The aggregate throughput matches the advertised number of 22,400 MB/s: https://aws.amazon.com/blogs/aws/new-storage-optimized-amazo...


Can you addjust --blocksize to correspond to the block size on the device? And with/without --direct=1


I wonder if there is some tuning that needs to be done here, it seems suprising that the advertised rate would be this much off otherwise.


I would start with the LBA format, which is likely to be suboptimal for compatibility.


somehow I4g drives don't like to get formatted

    # nvme format /dev/nvme1 -n1 -f
    NVMe status: INVALID_OPCODE: The associated command opcode field is not valid(0x2001)
    # nvme id-ctrl /dev/nvme1 | grep oacs
    oacs      : 0
but the LBA format indeed is sus:

    LBA Format  0 : Metadata Size: 0   bytes - Data Size: 512 bytes - Relative Performance: 0 Best (in use)


It's a shame. The recent "datacenter nvme" standards involving fb, goog, et al mandate 4K LBA support.
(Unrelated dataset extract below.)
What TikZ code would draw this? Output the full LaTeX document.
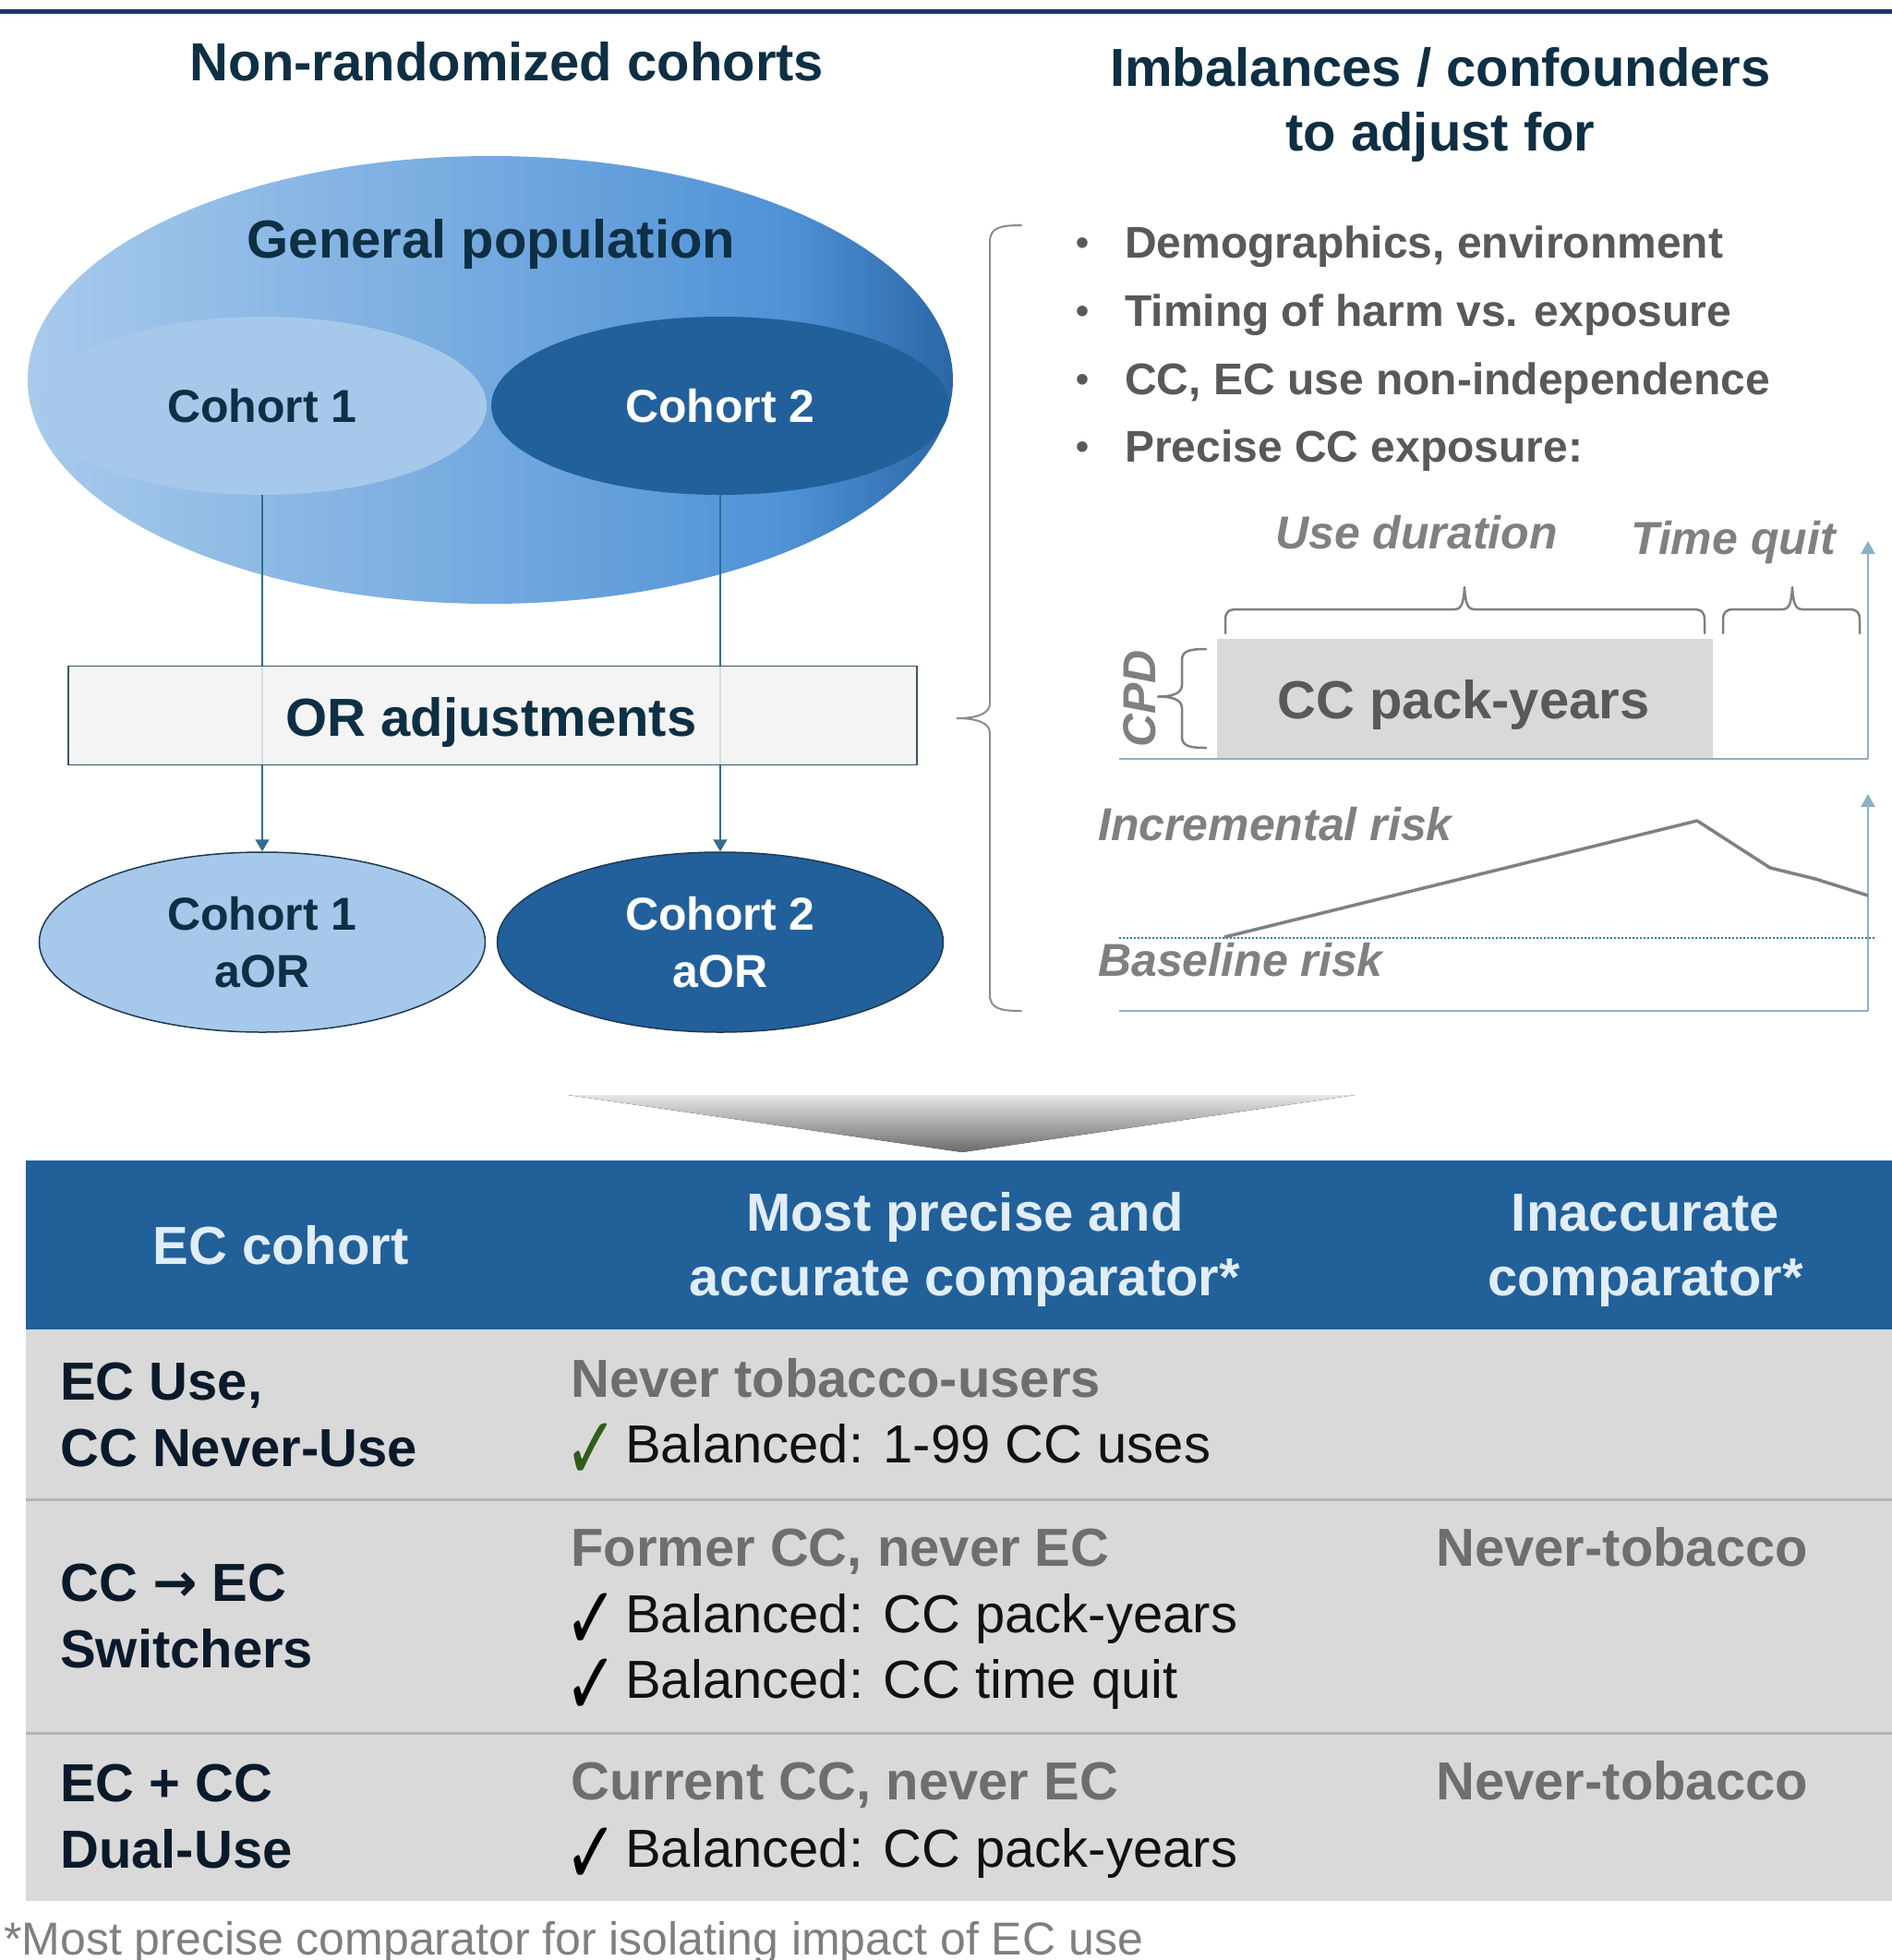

it'd be great if you'd manage to throw together quick blogpost about i4g io perf, there obviously something funny going on and I imagine you guys could figure it out much easier than anybody else, especially if you are already having some figures in the marketing.


that's 16m blocks, not 4k


Last I checked, Linux splits up massive IO requests like that before sending them to the disk. But there's no benefit to splitting a sequential IO request all the way down to 4kB.